In the isolated peninsula of Istria, the spirit of independence has gone the length of flat defiance, or schism, because the Papacy has acquiesced in the endorsement by the Eastern bishops of the Three Chapters: three chapters of a certain decree of Justinian. The schism is of long standing, and when Gregory is made bishop he sends a troop of soldiers to the patriarch of Aquileia, commanding that prelate and his chief supporters to appear at Rome forthwith, "according to the orders of the most Christian and most Serene lord of all." The use of the Emperor's name seems to have been, to put it politely, not strictly accurate, for when Bishop Severus appealed to Maurice, the Emperor curtly ordered Gregory to desist. We have another indication of the mediæval aspect of Gregory's ideas when, in the following year, he refused to contribute to the relief-fund for the victims of a great fire at Aquileia. His monies were "not for the enemies of the Church," he said. He went on to weaken the schism by other means, partly by bribes, and when Maurice died in 602 and a friendly Exarch was appointed, he at once urged physical force.[90] "The defence of the soul is more precious in the sight of God than the defence of the body," he enacted. He was legislating for the Middle Ages.

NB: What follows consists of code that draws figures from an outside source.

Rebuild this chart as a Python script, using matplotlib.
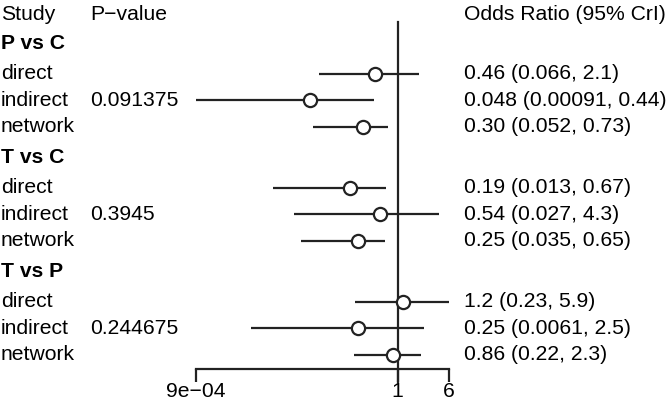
import numpy as np
import matplotlib.pyplot as plt
from matplotlib.transforms import blended_transform_factory

plt.rcParams['font.family'] = ['Liberation Sans', 'DejaVu Sans']

## Data
groups = ["P vs C", "T vs C", "T vs P"]
studies = ["direct", "indirect", "network"]
p_values = ["0.091375", "0.3945", "0.244675"]

odds = [[0.46, 0.048, 0.30],
        [0.19, 0.54, 0.25],
        [1.2, 0.25, 0.86]]
lower = [[0.066, 0.00091, 0.052],
         [0.013, 0.027, 0.035],
         [0.23, 0.0061, 0.22]]
upper = [[2.1, 0.44, 0.73],
         [0.67, 4.3, 0.65],
         [5.9, 2.5, 2.3]]
or_labels = [["0.46 (0.066, 2.1)", "0.048 (0.00091, 0.44)", "0.30 (0.052, 0.73)"],
             ["0.19 (0.013, 0.67)", "0.54 (0.027, 4.3)", "0.25 (0.035, 0.65)"],
             ["1.2 (0.23, 5.9)", "0.25 (0.0061, 2.5)", "0.86 (0.22, 2.3)"]]

x_ticks = [9e-4, 1, 6]
x_ticklabels = ["9e\u221204", "1", "6"]

## Figure
W, H = 669, 404
fig = plt.figure(figsize=(W / 100, H / 100), dpi=100)
ax = fig.add_axes([196 / W, 0, (449 - 196) / W, 1])
ax.set_xscale("log")
ax.set_xlim(9e-4, 6)
row_px = 26.5
ax.set_ylim((H - 14) / row_px, -14 / row_px)
    # y units are rows; header sits at 0.

fs = 15.2
tr = blended_transform_factory(fig.transFigure, ax.transData)
col_study, col_p, col_or = 1 / W, 90 / W, 464 / W

ax.text(col_study, 0, "Study", transform=tr, fontsize=fs, va="center")
ax.text(col_p, 0, "P\u2212value", transform=tr, fontsize=fs, va="center")
ax.text(col_or, 0, "Odds Ratio (95% CrI)", transform=tr, fontsize=fs, va="center")

y = 1.13
for g in range(3):
    ax.text(col_study, y, groups[g], transform=tr, fontsize=fs,
            fontweight="bold", va="center")
    for i in range(3):
        yi = y + 1.12 + i
        ax.text(col_study, yi, studies[i], transform=tr, fontsize=fs, va="center")
        if i == 1:
            ax.text(col_p, yi, p_values[g], transform=tr, fontsize=fs, va="center")
        ax.text(col_or, yi, or_labels[g][i], transform=tr, fontsize=fs, va="center")
        ax.plot([lower[g][i], upper[g][i]], [yi, yi], color="#222222", lw=1.6,
                clip_on=False, solid_capstyle="butt")
        ax.plot(odds[g][i], yi, "o", ms=9.5, mfc="white", mec="#222222", mew=1.6,
                clip_on=False, zorder=3)
    y += 4.3

axis_y = 13.4
ax.plot([1, 1], [0.3, axis_y + 13 / row_px], color="#222222", lw=1.6,
        clip_on=False, zorder=1)

# bottom axis
for s in ["top", "left", "right"]:
    ax.spines[s].set_visible(False)
ax.spines["bottom"].set_position(("data", axis_y))
ax.spines["bottom"].set_bounds(9e-4, 6)
ax.spines["bottom"].set_linewidth(1.6)
ax.spines["bottom"].set_color("#222222")
ax.set_xticks(x_ticks)
ax.set_xticklabels(x_ticklabels, fontsize=fs)
ax.xaxis.set_minor_locator(plt.NullLocator())
ax.tick_params(axis="x", length=9.5, width=1.6, color="#222222", pad=0)
ax.set_yticks([])
ax.patch.set_visible(False)

fig.savefig("out.png", dpi=100)
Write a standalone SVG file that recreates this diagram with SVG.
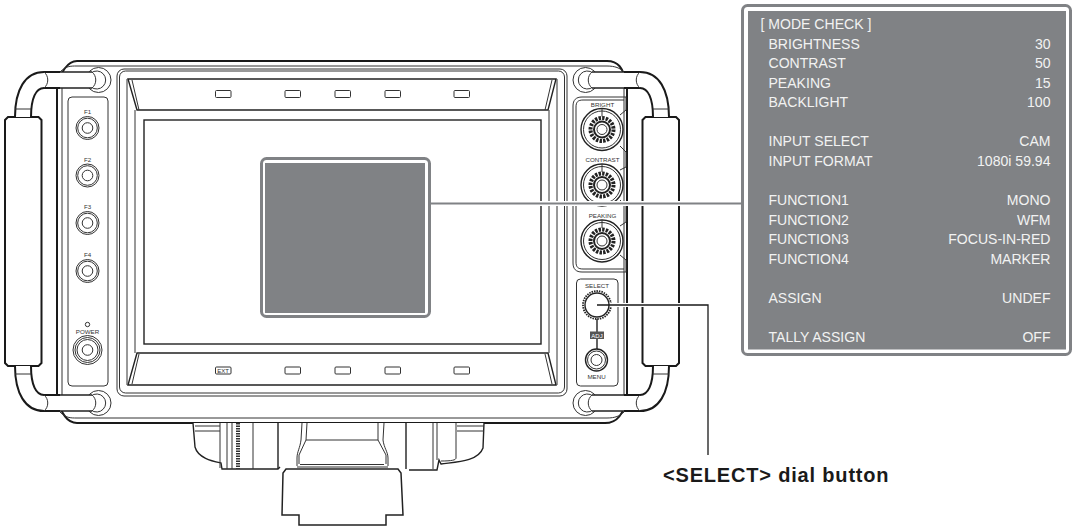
<svg xmlns="http://www.w3.org/2000/svg" width="1081" height="531" viewBox="0 0 1081 531">
<style>
.k{fill:none;stroke:#1a1a1a;stroke-width:2}
.t{fill:none;stroke:#333;stroke-width:1}
.m{fill:none;stroke:#222;stroke-width:1.4}
.lab{font-family:"Liberation Sans",Arial,sans-serif;font-size:6.2px;fill:#333;text-anchor:middle}
.ml{font-family:"Liberation Sans",Arial,sans-serif;font-size:14.05px;fill:#f2f2f2}
.mr{font-family:"Liberation Sans",Arial,sans-serif;font-size:14.05px;fill:#f2f2f2;text-anchor:end}
</style>
<defs>
<g id="corner">
<circle cx="98.5" cy="80" r="12.5" fill="#fff" stroke="#333" stroke-width="1"/>
<path class="t" d="M91 73A9 9 0 1 1 91 87"/>
<path d="M15 117C15 90 25 72 44 72H92C96 76 96 84 92 88H44C36 88 31 98 31 117Z" fill="#fff" stroke="none"/>
<path class="k" d="M15 117C15 90 25 72 44 72H60"/>
<path class="k" d="M31 117C31 98 36 88 44 88H60"/>
<path class="m" d="M60 72H92M60 88H92"/>
<path class="t" d="M92 72C97 76 97 84 92 88M44 72C49 76 49 84 44 88M15 109H31"/>
</g>
<g id="button"><circle r="11.5" class="t"/><circle r="9.8" class="t"/><circle r="5.3" class="t"/></g>
<g id="knob">
<circle r="21" class="m"/><circle r="18.500" class="t"/>
<circle r="11.500" fill="none" stroke="#222" stroke-width="4" stroke-dasharray="2.400 1.200"/>
<circle r="8" fill="#fff" stroke="#222" stroke-width="2"/><circle r="5" class="t"/>
<path class="t" d="M0 -21V-13"/>
</g>
<rect id="smallbtn" x="0" y="-3.500" width="15.500" height="7" rx="1" class="t"/>
<path id="grip" d="M5 120L8 117H38.500L41.500 120V363L38.500 366H8L5 363Z" fill="#fff" stroke="#1a1a1a" stroke-width="2"/>
</defs>

<g id="body">
<path class="k" d="M57 88C60 72 68 61 77 61H607C617 61 624 66 627 88V396C624 415 617 423 605 423H77C68 423 61 415 57 396Z" fill="#fff"/>
<path class="t" d="M60 72C66 66 70 66 77 66H607C615 66 620 68 624 72M62 88V396M624 88V396M60 412C66 418 70 418 77 418H607C615 418 620 416 624 412"/>
</g>

<g id="mount">
<path d="M193 423L195 447C198 458 212 461 221 463L222 469L229 470H278L279 467H287V469H399L402 473L409 469H438L439 459L441 463C455 462 478 462 483 448L484 423Z" fill="#fff" stroke="none"/>
<path class="m" d="M193 423L195 447C198 458 212 461 221 463L222 469H278L280 467M409 470H437L439 460L441 464C455 462 478 462 483 448L484 423"/>
<path class="t" d="M195 426H220M195 431H220M457 426H484M457 431H484M220 423V468M227 423V469M232 423V469M253 423V469M433 423V469M437 423V460M456 423V458C456 460 452 461 441 461"/>
<path d="M238 423V469" stroke="#333" stroke-width="4" stroke-dasharray="1.500 1" fill="none"/>
<path class="m" d="M278 423V469M406 423V469"/>
<path class="t" d="M302 423L301 440C300 448 297 452 297 458V466M307 423L306 440L299 455V464M378 423L378 440L386 455V464M384 423L383 440C384 448 388 452 388 458V466M306 440H378M300 464.500H384M297 467H388"/>
<path d="M286 469H398L401 473L403 515H386V525H299V515H282L283 473Z" fill="#fff" stroke="#222" stroke-width="1.500"/>
</g>

<g id="handles">
<use href="#grip"/>
<use href="#grip" transform="translate(684 0) scale(-1 1)"/>
<use href="#corner"/>
<use href="#corner" transform="translate(684 0) scale(-1 1)"/>
<use href="#corner" transform="translate(0 483) scale(1 -1)"/>
<use href="#corner" transform="translate(684 483) scale(-1 -1)"/>
</g>

<g id="left-panel">
<rect x="68" y="97" width="40" height="289" rx="4" class="t"/>
<text class="lab" x="87.500" y="114">F1</text>
<use href="#button" x="87.500" y="128"/>
<text class="lab" x="87.500" y="162">F2</text>
<use href="#button" x="87.500" y="175.500"/>
<text class="lab" x="87.500" y="209">F3</text>
<use href="#button" x="87.500" y="223"/>
<text class="lab" x="87.500" y="257">F4</text>
<use href="#button" x="87.500" y="271"/>
<circle cx="87.500" cy="324.500" r="2.200" class="t"/>
<text class="lab" x="87.500" y="334">POWER</text>
<circle cx="87.500" cy="350" r="14.500" class="t"/><circle cx="87.500" cy="350" r="12.500" class="t"/><circle cx="87.500" cy="350" r="10.500" class="t"/><circle cx="87.500" cy="350" r="5.300" class="t"/>
</g>

<g id="screen-frame">
<rect x="117" y="69" width="450" height="327" rx="7" class="t"/>
<rect x="119.500" y="71" width="445" height="322" rx="6" class="t"/>
<path class="m" d="M128 79H556L548 110H137ZM128 385H556L548 353H137Z"/>
<path class="t" d="M127 79V385M557 79V385M132 80L139 110M552 80L545 110M132 384L139 354M552 384L545 354M135 110V353M549 110V353"/>
<rect x="144" y="120" width="397" height="224" class="m" fill="#fff"/>
<use href="#smallbtn" x="215.500" y="94"/><use href="#smallbtn" x="285" y="94"/><use href="#smallbtn" x="335" y="94"/><use href="#smallbtn" x="385" y="94"/><use href="#smallbtn" x="454" y="94"/>
<use href="#smallbtn" x="215.500" y="370.500"/><use href="#smallbtn" x="285" y="370.500"/><use href="#smallbtn" x="335" y="370.500"/><use href="#smallbtn" x="385" y="370.500"/><use href="#smallbtn" x="454" y="370.500"/>
<text class="lab" x="223.200" y="373" style="font-size:6px">EXT</text>
</g>

<g id="knob-panel">
<path class="t" d="M626 97H582C576 97 573 100 573 106V263C573 269 576 272 582 272H626"/>
<path class="t" d="M624 100H583C578 100 576 102 576 107V262C576 267 578 269 583 269H624"/>
<path class="t" d="M626 97V110L620 115M620 146L626 152V167L620 170M620 200L626 206V222L620 226M620 255L626 260V272"/>
<text class="lab" x="602.500" y="107">BRIGHT</text>
<use href="#knob" x="602" y="129.500"/>
<text class="lab" x="602.500" y="162">CONTRAST</text>
<use href="#knob" x="602" y="185"/>
<text class="lab" x="602.500" y="218">PEAKING</text>
<use href="#knob" x="602" y="241"/>
</g>

<g id="select-panel">
<rect x="576.500" y="279" width="41.500" height="107" rx="4" class="t"/>
<text class="lab" x="597" y="288">SELECT</text>
<circle cx="597" cy="305" r="14" fill="#fff" stroke="#222" stroke-width="1.800" stroke-dasharray="1.500 1"/>
<circle cx="597" cy="305" r="12" class="m"/>
<path class="m" d="M597 319V349"/>
<rect x="590" y="331.500" width="14" height="7.500" fill="#555"/>
<text class="lab" x="597" y="337.500" style="font-size:6px;fill:#fff">ADJ</text>
<circle cx="596.500" cy="360" r="11" class="m" fill="#fff"/><circle cx="596.500" cy="360" r="9" class="t"/><circle cx="596.500" cy="360" r="5.500" class="t"/>
<text class="lab" x="596.500" y="379">MENU</text>
</g>

<g id="connectors">
<path d="M431 203.500H742" fill="none" stroke="#fff" stroke-width="5"/>
<path d="M431 203.500H742" fill="none" stroke="#808285" stroke-width="2.200"/>
<path d="M610 305H708" fill="none" stroke="#fff" stroke-width="4"/>
<path d="M597 305H708V455" fill="none" stroke="#1a1a1a" stroke-width="1.300"/>
</g>

<g id="highlight">
<rect x="261.500" y="158.500" width="168" height="158" rx="5" fill="#fff" stroke="#808285" stroke-width="3"/>
<rect x="265" y="163" width="160" height="150" fill="#808285"/>
</g>

<g id="mode-check">
<rect x="742.500" y="5.500" width="328" height="349" rx="5" fill="#fff" stroke="#808285" stroke-width="3"/>
<rect x="748" y="11" width="318" height="338.500" fill="#808285"/>
<text class="ml" x="760.500" y="29">[ MODE CHECK ]</text>
<text class="ml" x="768.500" y="49">BRIGHTNESS</text><text class="mr" x="1050.500" y="49">30</text>
<text class="ml" x="768.500" y="68">CONTRAST</text><text class="mr" x="1050.500" y="68">50</text>
<text class="ml" x="768.500" y="88">PEAKING</text><text class="mr" x="1050.500" y="88">15</text>
<text class="ml" x="768.500" y="107">BACKLIGHT</text><text class="mr" x="1050.500" y="107">100</text>
<text class="ml" x="768.500" y="146">INPUT SELECT</text><text class="mr" x="1050.500" y="146">CAM</text>
<text class="ml" x="768.500" y="166">INPUT FORMAT</text><text class="mr" x="1050.500" y="166">1080i 59.94</text>
<text class="ml" x="768.500" y="205">FUNCTION1</text><text class="mr" x="1050.500" y="205">MONO</text>
<text class="ml" x="768.500" y="225">FUNCTION2</text><text class="mr" x="1050.500" y="225">WFM</text>
<text class="ml" x="768.500" y="244">FUNCTION3</text><text class="mr" x="1050.500" y="244">FOCUS-IN-RED</text>
<text class="ml" x="768.500" y="264">FUNCTION4</text><text class="mr" x="1050.500" y="264">MARKER</text>
<text class="ml" x="768.500" y="303">ASSIGN</text><text class="mr" x="1050.500" y="303">UNDEF</text>
<text class="ml" x="768.500" y="342">TALLY ASSIGN</text><text class="mr" x="1050.500" y="342">OFF</text>
</g>

<text id="select-label" x="663" y="481.500" style="font-family:'Liberation Sans',Arial,sans-serif;font-weight:bold;font-size:20px;letter-spacing:.82px;fill:#1a1a1a">&lt;SELECT&gt; dial button</text>
</svg>
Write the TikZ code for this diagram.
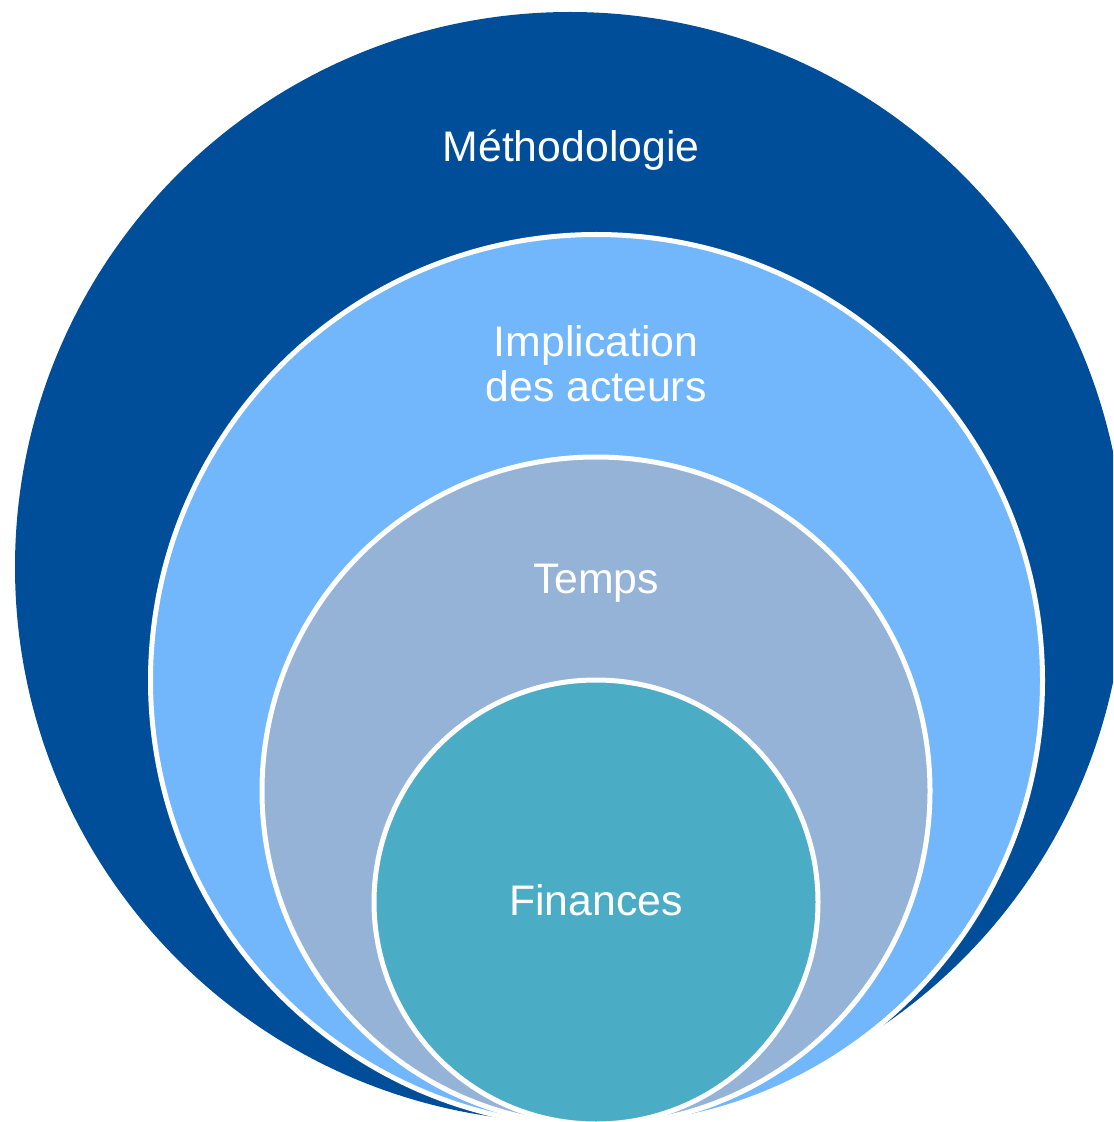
\documentclass[tikz,border=0pt]{standalone}
\usepackage{fontspec}
\setmainfont{Liberation Sans}
\usetikzlibrary{positioning}
\definecolor{methblue}{RGB}{0,78,154}
\definecolor{implblue}{RGB}{114,182,252}
\definecolor{tempsblue}{RGB}{149,179,215}
\definecolor{finteal}{RGB}{75,172,198}
\tikzset{
	ring/.style={circle,inner sep=0,outer sep=0},
	ringwhite/.style={ring,draw=white,line width=5*0.025cm},
	ringlabel/.style={text=white,inner sep=0,outer sep=0,align=center,
		font=\fontsize{30.4}{32.25}\selectfont}
}

\begin{document}
\begin{tikzpicture}[x=0.025cm,y=-0.025cm]
	\path [use as bounding box,clip] (0,0) rectangle (1113,1122);
	% nested circles, tangent at the bottom
	\node [ring,fill=methblue,minimum size=1110*0.025cm] (node_meth) at (570,567) {};
	\node [ringwhite,fill=implblue,minimum size=892*0.025cm] (node_impl) at (596.5,680.5) {};
	\node [ringwhite,fill=tempsblue,minimum size=668*0.025cm] (node_temps) at (596,791) {};
	\node [ringwhite,fill=finteal,minimum size=444*0.025cm] (node_fin) at (596,902) {};
	\node [ringlabel,anchor=base] (label_meth) at (571,162) {Méthodologie};
	\node [ringlabel,anchor=center] (label_impl) at (596,364) {Implication\\des acteurs};
	\node [ringlabel,anchor=base] (label_temps) at (596,593) {Temps};
	\node [ringlabel,anchor=base] (label_fin) at (596,915) {Finances};
\end{tikzpicture}
\end{document}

His relations with the Lombards and the civil power reveal another side of his character. Small Catholic towns, and even Rome, were constantly threatened by the Lombards, yet Constantinople was unable to send troops, and the Exarch remained inactive behind the marshes and walls of Ravenna. Gregory indignantly turned soldier and diplomatist. He appointed a military governor of Nepi, and later of Naples; and many of his letters are to military men, stirring them to action and telling of the dispatch of troops or supplies. In 592, the Lombards appeared before Rome, and Gregory fell ill with work and anxiety. He then purchased a separate peace from the Lombards[91] and there was great anger at Ravenna and Constantinople. Gregory's sentiment was hardly one of patriotism, which would not be consistent with his philosophy; he was concerned for religion, as he was bound to be since the Lombards were Arians. On the other hand, he acknowledges that if he makes a separate peace with the Lombards, it will be disastrous for other parts of the Empire[92]; and it is clear from the sequel that the Exarch had a policy and was not idly drifting.

A later legend, which some modern writers strangely regard as credible,[93] makes Gregory meet the Lombard king outside Rome, and strike a bargain. A bargain was certainly struck, but the angry Exarch issued from Ravenna with his troops and cut his way to Rome, where his conversation with the Pope cannot have been amiable. The Lombards were back in 593, but were either bribed, or found Rome too strong to be taken. They returned again in 595. Gregory now wrote to a friend in Ravenna[94] that he proposed again to purchase peace, and the Emperor Maurice seems to have written him a scalding letter. From Gregory's indignant reply[95] we gather that Maurice called him "a fool," and hinted that he was a liar and traitor. The government idea evidently was that Gregory was a simple-minded victim of the cunning Lombards, as is very probable; but we must take account of his sincere concern for religion and his longing for peace. His policy of bribes would have been disastrous. At Ravenna, some person posted on the walls a sarcastic "libel" about his statesmanship, and another fiery letter appears in Gregory's register.